STORED RECORDS:
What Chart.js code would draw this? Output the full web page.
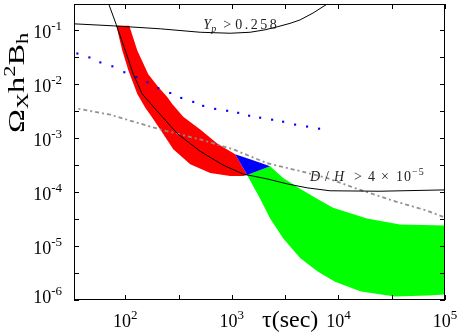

==

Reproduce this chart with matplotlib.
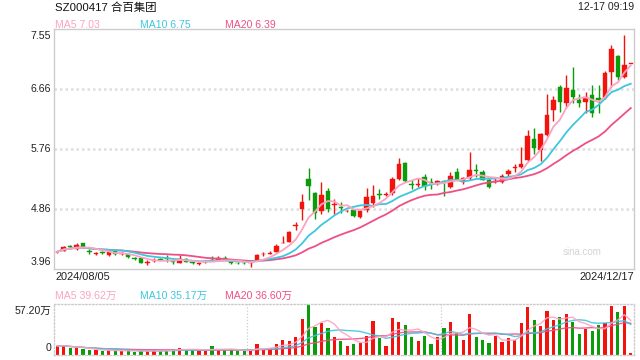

...

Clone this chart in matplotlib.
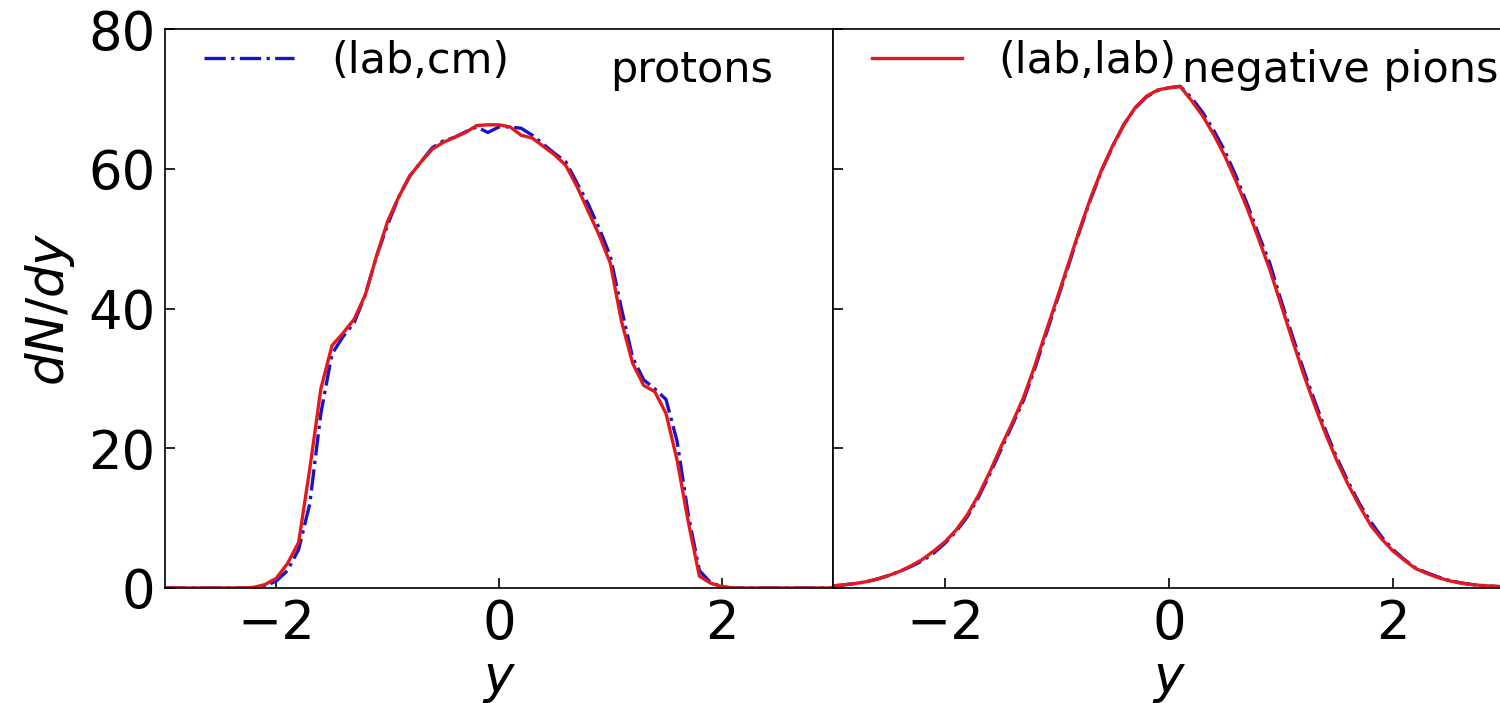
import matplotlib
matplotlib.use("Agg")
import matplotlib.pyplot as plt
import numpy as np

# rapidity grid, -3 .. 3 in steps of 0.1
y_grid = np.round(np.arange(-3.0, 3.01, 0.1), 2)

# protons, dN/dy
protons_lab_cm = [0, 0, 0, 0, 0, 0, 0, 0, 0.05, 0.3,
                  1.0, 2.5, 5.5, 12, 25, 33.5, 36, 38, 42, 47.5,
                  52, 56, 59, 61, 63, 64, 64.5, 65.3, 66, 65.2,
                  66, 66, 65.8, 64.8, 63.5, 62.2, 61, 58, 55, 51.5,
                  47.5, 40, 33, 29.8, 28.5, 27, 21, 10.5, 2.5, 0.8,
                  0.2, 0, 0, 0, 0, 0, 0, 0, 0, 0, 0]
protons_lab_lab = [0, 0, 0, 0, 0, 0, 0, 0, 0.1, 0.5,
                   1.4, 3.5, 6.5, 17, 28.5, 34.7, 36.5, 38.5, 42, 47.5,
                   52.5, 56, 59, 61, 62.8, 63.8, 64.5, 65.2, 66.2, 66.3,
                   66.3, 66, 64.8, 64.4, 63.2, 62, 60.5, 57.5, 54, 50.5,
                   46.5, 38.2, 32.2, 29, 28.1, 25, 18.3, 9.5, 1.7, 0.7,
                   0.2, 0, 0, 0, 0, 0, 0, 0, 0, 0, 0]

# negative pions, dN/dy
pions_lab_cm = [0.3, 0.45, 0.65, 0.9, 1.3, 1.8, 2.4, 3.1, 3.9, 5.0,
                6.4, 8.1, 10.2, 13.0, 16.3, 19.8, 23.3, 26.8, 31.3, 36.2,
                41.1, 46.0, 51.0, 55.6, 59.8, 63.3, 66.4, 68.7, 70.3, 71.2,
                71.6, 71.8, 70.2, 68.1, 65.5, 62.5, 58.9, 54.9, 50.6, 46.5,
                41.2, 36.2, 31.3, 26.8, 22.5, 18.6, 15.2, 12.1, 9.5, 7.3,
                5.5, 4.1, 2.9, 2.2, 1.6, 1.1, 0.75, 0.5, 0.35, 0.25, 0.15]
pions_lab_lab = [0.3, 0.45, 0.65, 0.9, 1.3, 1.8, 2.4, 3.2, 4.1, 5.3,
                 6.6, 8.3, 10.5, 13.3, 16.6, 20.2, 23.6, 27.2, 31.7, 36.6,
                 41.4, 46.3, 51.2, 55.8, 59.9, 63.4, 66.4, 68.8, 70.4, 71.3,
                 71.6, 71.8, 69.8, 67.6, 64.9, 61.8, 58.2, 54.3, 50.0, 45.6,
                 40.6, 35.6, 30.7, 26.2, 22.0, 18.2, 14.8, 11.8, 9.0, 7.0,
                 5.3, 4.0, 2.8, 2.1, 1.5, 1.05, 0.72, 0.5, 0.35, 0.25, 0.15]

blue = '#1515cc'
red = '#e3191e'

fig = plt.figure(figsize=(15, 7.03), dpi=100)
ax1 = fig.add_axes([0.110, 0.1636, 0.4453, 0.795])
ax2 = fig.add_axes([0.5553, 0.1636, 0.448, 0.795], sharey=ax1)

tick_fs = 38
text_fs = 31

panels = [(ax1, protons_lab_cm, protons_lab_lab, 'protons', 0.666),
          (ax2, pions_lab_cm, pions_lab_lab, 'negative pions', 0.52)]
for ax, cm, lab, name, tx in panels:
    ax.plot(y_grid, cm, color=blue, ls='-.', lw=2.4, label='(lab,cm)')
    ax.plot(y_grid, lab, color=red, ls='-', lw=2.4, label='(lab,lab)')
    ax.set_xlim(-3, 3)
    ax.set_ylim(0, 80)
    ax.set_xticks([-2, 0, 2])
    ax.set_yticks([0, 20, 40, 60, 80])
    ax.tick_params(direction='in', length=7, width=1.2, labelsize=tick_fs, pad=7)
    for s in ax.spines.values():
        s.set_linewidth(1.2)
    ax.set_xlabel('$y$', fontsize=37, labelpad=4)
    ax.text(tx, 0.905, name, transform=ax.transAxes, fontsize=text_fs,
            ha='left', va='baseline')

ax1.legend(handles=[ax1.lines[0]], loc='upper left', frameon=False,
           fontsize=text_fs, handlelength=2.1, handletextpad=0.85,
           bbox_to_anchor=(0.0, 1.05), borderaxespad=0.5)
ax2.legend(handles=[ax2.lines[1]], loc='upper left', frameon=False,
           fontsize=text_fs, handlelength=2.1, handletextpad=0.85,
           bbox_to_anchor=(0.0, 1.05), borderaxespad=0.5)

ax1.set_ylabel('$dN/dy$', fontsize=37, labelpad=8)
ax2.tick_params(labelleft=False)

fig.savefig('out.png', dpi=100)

WHAT TO WORK ON: Only the lines from the one holding "Clone this chart in matplotlib." to the one holding "y_grid = np.round(np.arange(-3.0, 3.01, 0.1), 2)" should be returned, both included and exactly as written, with no pictures.

CORRECT ANSWER:
Clone this chart in matplotlib.
import matplotlib
matplotlib.use("Agg")
import matplotlib.pyplot as plt
import numpy as np

# rapidity grid, -3 .. 3 in steps of 0.1
y_grid = np.round(np.arange(-3.0, 3.01, 0.1), 2)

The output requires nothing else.